SCRAPBOOK: Hometown Memories

We begin a new feature I'll post up from time to time...SCRAPBOOK. A collection of images I harvest from various web sources, themed with some connection to my experiences of my life and all the "special" meanings that entails. Exciting, huh? No. Well screw you then. ;)

Today's entry is all about the place on earth I hatched and was weened, Woonsocket, RI...

So "trow me down the stairs my shoes" and walk this way into the Wayback Machine, Boy Sherman:

Here's one of the railroad bridges that cross over the Blackstone River. When I was 12, my friends and I walked across this. And then a train came and we ran and I nearly got killed but jumped to the other side at the last minute, then I later got a role on Star Trek: Next Generation...oh wait...that was Wil Wheaton in "Stand By Me". Okay, but I did walk across this...and tried not to look down between the ties to the river far (~50 feet?) below...it was really scary!

Here's one of the great "weenie" places on Main Street. I remember for years these delectable quintessentially Rhode Island hot dogs were available here for just 25 cents each. Yum!
If you ordered a bunch of them, this guy would sit them lined up on his nice hairy forearms as he ladles the sauce and other condiments on them. Yum? Sure, why not...adds "character". BTW, check out his tatoo. Swank! You know this guy must have been in the Navy when he was younger and still, even now, he'd kick your ass where you stood if he had reason to!
Here are a couple, "with the works", ready to chow down...looks like there's some coffee milk here to wash 'em down with.
I learned to swim here. I think I fell in love, at the tender age of 11 with one of my first proto-boyfriends, David P., here too. Watch for a full FLASHBACK on that one. Oh, it's also the place my guardian angel worked at in the 70's. His name was George.
The Stadium was right near the YMCA and on Saturdays we'd go see a movie there. It was a cool thing to look up at the ceiling in the lobby...we kids got a laugh out of seeing a naked lady up there. (Rococo-style Beaux Arts frescoes). It looks like they have live performances there now. Though I think the theater manager should be a tad more careful with spelling ("Grease", maybe?).
Making our way south now, towards nearby North Smithfield...here's the HoJo's I practically grew into adulthood at. Started there as a teenage dishwasher boy and left a teenage soda jerk man. Lots of life lessons learned early on here.
I remember we used to frequent this drive-in when I was a little boy. Then it fell on hard times and turned into a XXX drive-in, so we didn't go there anymore. Just as well, who wants to see titties and gashes anyway. Yuck! Well, it seems like it's back to being "legit" again. Whoopie! (Well, probably less of that steaming up the cars now, though.)

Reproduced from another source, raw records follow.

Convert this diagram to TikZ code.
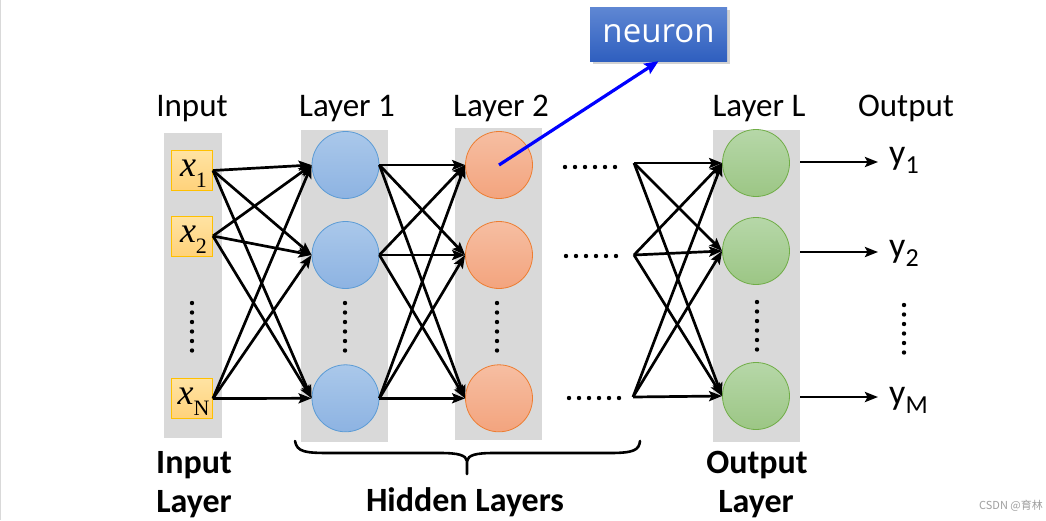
\documentclass[tikz,border=0pt]{standalone}
\usepackage{fontspec}
\setmainfont{Carlito}
\newfontfamily\timesf{Liberation Serif}
\newfontfamily\opensans{Open Sans}
\newfontfamily\cjk{Noto Sans CJK SC}
\usetikzlibrary{arrows.meta,shadows,calc}
\definecolor{colgray}{HTML}{D9D9D9}
\definecolor{bluetop}{HTML}{AAC8EA}
\definecolor{bluebot}{HTML}{8DB3E2}
\definecolor{blueedge}{HTML}{5B9BD5}
\definecolor{orgtop}{HTML}{F6BEA2}
\definecolor{orgbot}{HTML}{F3A47E}
\definecolor{orgedge}{HTML}{ED7D31}
\definecolor{grntop}{HTML}{B6D7A8}
\definecolor{grnbot}{HTML}{9CC685}
\definecolor{grnedge}{HTML}{70AD47}
\definecolor{inbtop}{HTML}{FFE3A3}
\definecolor{inbbot}{HTML}{FFD27A}
\definecolor{inbedge}{HTML}{FFC000}
\definecolor{neutop}{HTML}{5F87D3}
\definecolor{neubot}{HTML}{2F5FBF}
\newcommand\xlabel[1]{\hspace*{3pt}{\timesf\itshape\fontsize{36}{36}\selectfont x}\raisebox{-11pt}{\timesf\fontsize{22}{22}\selectfont #1}}
\newcommand\ylabel[1]{y\raisebox{-9pt}{\fontsize{26}{26}\selectfont #1}}
\begin{document}
\begin{tikzpicture}[x=1pt,y=-1pt,
  colbox/.style={rectangle,fill=colgray,draw=none,inner sep=0pt,anchor=north west},
  inbox/.style={rectangle,draw=inbedge,line width=0.9pt,top color=inbtop,bottom color=inbbot,
    minimum width=41pt,minimum height=40pt,inner sep=0pt,text height=21pt,text depth=9pt},
  neu/.style={circle,minimum size=67pt,inner sep=0pt,line width=0.8pt},
  neublue/.style={neu,draw=blueedge,top color=bluetop,bottom color=bluebot},
  neuorg/.style={neu,draw=orgedge,top color=orgtop,bottom color=orgbot},
  neugrn/.style={neu,draw=grnedge,top color=grntop,bottom color=grnbot},
  toplbl/.style={anchor=base,inner sep=0pt,font=\fontsize{33}{36}\selectfont},
  botlbl/.style={anchor=base,inner sep=0pt,font=\bfseries\fontsize{34}{36}\selectfont},
  ylbl/.style={anchor=base west,inner sep=0pt,font=\fontsize{36}{38}\selectfont},
  conn/.style={line width=2.7pt,-{Stealth[length=13pt,width=10pt,inset=2.5pt]}},
  bluearr/.style={blue,line width=3.2pt,-{Stealth[length=14pt,width=12pt,inset=2.5pt]}},
  dotfill/.style={fill=black}
]
\useasboundingbox (0,0) rectangle (1046,520);
\fill[white] (0,0) rectangle (1046,520);
\draw[gray!30,line width=1.2pt] (0.6,0) -- (0.6,520);

% columns
\node[colbox,minimum width=58pt,minimum height=305pt] (c0) at (164,133) {};
\node[colbox,minimum width=87pt,minimum height=312pt] (c1) at (301,130) {};
\node[colbox,minimum width=87pt,minimum height=312pt] (c2) at (455,128) {};
\node[colbox,minimum width=87pt,minimum height=312pt] (c3) at (713,130) {};

% input boxes
\node[inbox] (x1) at (192,170.5) {\xlabel{1}};
\node[inbox] (x2) at (192,236) {\xlabel{2}};
\node[inbox] (xN) at (192,398.5) {\xlabel{N}};

% layer 1
\node[neublue] (l1a) at (345.5,165) {};
\node[neublue] (l1b) at (345.5,255) {};
\node[neublue] (l1c) at (345.5,398.3) {};
% layer 2
\node[neuorg] (l2a) at (499,165) {};
\node[neuorg] (l2b) at (499,255) {};
\node[neuorg] (l2c) at (499,398.3) {};
% layer L
\node[neugrn] (lLa) at (756,163) {};
\node[neugrn] (lLb) at (756,251) {};
\node[neugrn] (lLc) at (756,396) {};

% vertical dots
\foreach \xx/\yy in {192/303,345/303,497/303,757/302,904/305}{
  \foreach \k in {0,...,5}{
    \fill[dotfill] (\xx,\yy+\k*9.5) circle (2.2pt);
  }
}
% horizontal dots
\foreach \xx/\yy in {565/167,566/256,569/398}{
  \foreach \k in {0,...,5}{
    \fill[dotfill] (\xx+\k*10,\yy) circle (2.2pt);
  }
}

% connections input -> layer 1
\foreach \s in {x1,x2,xN}{
  \foreach \t in {l1a,l1b,l1c}{
    \draw[conn] (\s.east) -- (\t.west);
  }
}
% layer 1 -> layer 2
\foreach \s in {l1a,l1b,l1c}{
  \foreach \t in {l2a,l2b,l2c}{
    \draw[conn] (\s.east) -- (\t.west);
  }
}
% ... -> layer L
\coordinate (d1) at (634,163);
\coordinate (d2) at (634,255);
\coordinate (d3) at (633,397);
\foreach \s in {d1,d2,d3}{
  \foreach \t in {lLa,lLb,lLc}{
    \draw[conn] (\s) -- (\t.west);
  }
}
% outputs
\coordinate (o1s) at (800,162); \coordinate (o1e) at (878,162);
\coordinate (o2s) at (800,252); \coordinate (o2e) at (878,252);
\coordinate (o3s) at (800,397); \coordinate (o3e) at (878,397);
\draw[conn] (o1s) -- (o1e);
\draw[conn] (o2s) -- (o2e);
\draw[conn] (o3s) -- (o3e);
\node[ylbl] (y1) at (889,164) {\ylabel{1}};
\node[ylbl] (y2) at (889,257) {\ylabel{2}};
\node[ylbl] (yM) at (889,404) {\ylabel{M}};

% top labels
\node[toplbl] (tin) at (192,116) {Input};
\node[toplbl] (tl1) at (347,116) {Layer 1};
\node[toplbl] (tl2) at (501,116) {Layer 2};
\node[toplbl] (tlL) at (759,116) {Layer L};
\node[toplbl] (tout) at (906,116) {Output};

% neuron box
\node[rectangle,top color=neutop,bottom color=neubot,minimum width=137pt,minimum height=54pt,inner sep=0pt,
  drop shadow={shadow xshift=2.5pt,shadow yshift=-2.5pt,opacity=0.35},
  text=white,font=\opensans\fontsize{33}{34}\selectfont] (neuron) at (658.5,34) {neuron};
\draw[bluearr] (l2a.center) -- (neuron.south);

% brace
\draw[line width=2.6pt,line cap=round] (295,441) .. controls (297,452) and (305,453) .. (330,453) -- (440,453)
  .. controls (458,453) and (466,455) .. (467,461) -- (467,474);
\draw[line width=2.6pt,line cap=round] (467,461) .. controls (468,455) and (476,453) .. (494,453) -- (610,453)
  .. controls (634,453) and (639,450) .. (640,441);

% bottom labels
\node[botlbl] (bin1) at (194,473) {Input};
\node[botlbl] (bin2) at (194,512) {Layer};
\node[botlbl] (bhid) at (465,511) {Hidden Layers};
\node[botlbl] (bout1) at (757,473) {Output};
\node[botlbl] (bout2) at (756,512) {Layer};

% watermark
\node[anchor=base east,inner sep=0pt,text=gray!75,font=\cjk\fontsize{11}{12}\selectfont] (wm) at (1043,509) {CSDN @育林};
\end{tikzpicture}
\end{document}
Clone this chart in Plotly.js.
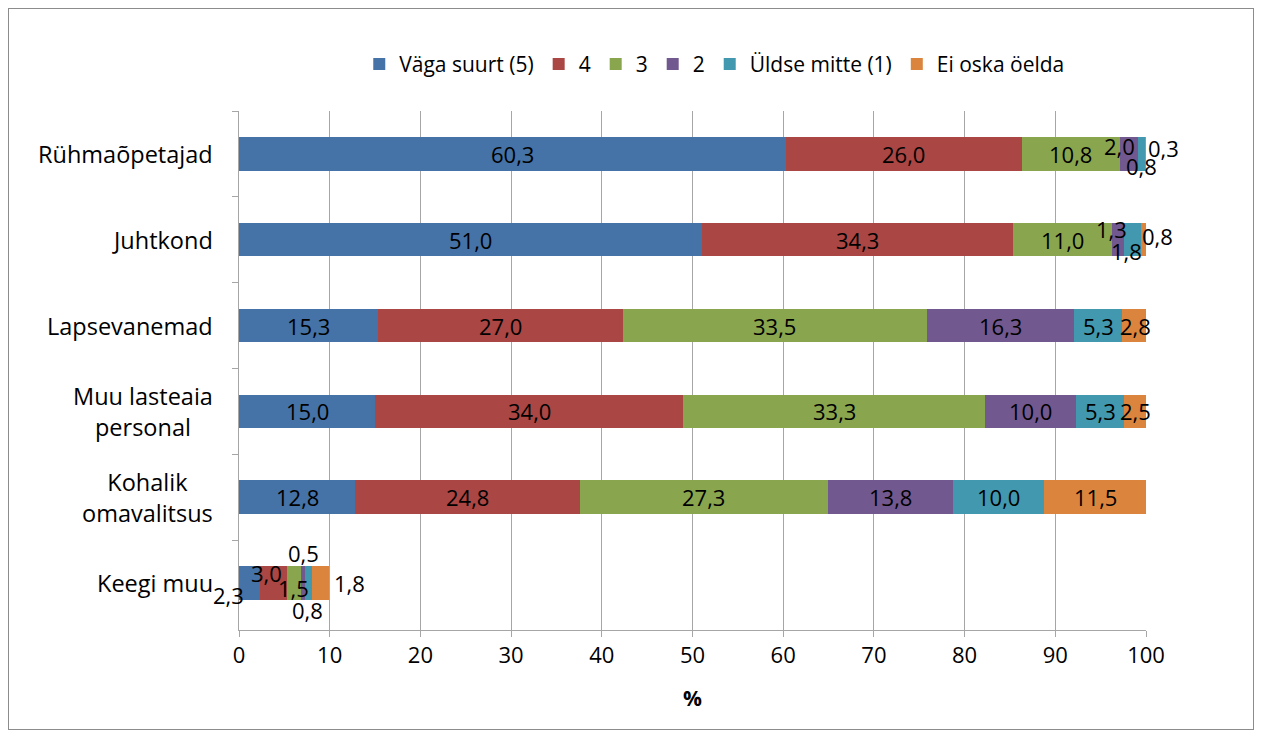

My memories of Woonsocket are mainly fond and longingly melancholy, sometimes illogically so since it, like so many places we remember from our past, is no better than any other place, when you get right down to it. But it's our lost youth that we yearn for.

I was scouting blogs and came across one by a writer who at the time of her post lived in Atlanta. She apparently writes Anne Rice-ish horror novels and went on an homage trip to Providence a few years ago to visit the former stomping grounds of famed horror author H. P. Lovecraft, a RI native, if you didn't already know. She made a side trip to Woonsocket and writes about her experience:

Sprouting from the banks of the Blackstone River, from the mills that fill the narrow valley, Woonsocket has impressed me as a town afflicted with the meanness that too often comes with fallen industry. Imagine a strange fusion of small-town suspicion and inner-city threat. There's a museum of "work and culture" (or something like that) downtown, and some half-hearted attempts at gentrification, but these attempts to foster myths of a heritage of proud workers only seem to underscore the squalor and poverty that one encounters at almost every turn. The big houses along South Main Street, before the descent to the river, have a similar effect. I can imagine nothing good in this place. It seems to radiate slow, smoldering hatred, this town. You can see it in the eyes of the people, especially the younger people. I would not live in Woonsocket for a million dollars. Really. Almost every place I go I see ghosts, but it's not often they seem to possess such a terrible despite.

It's weird hearing it from an "outsider", but, yeah, basically she's summed the city up in one succinct, and boldly truthful paragraph.

That's my hometown...a bitter, festering ghost town.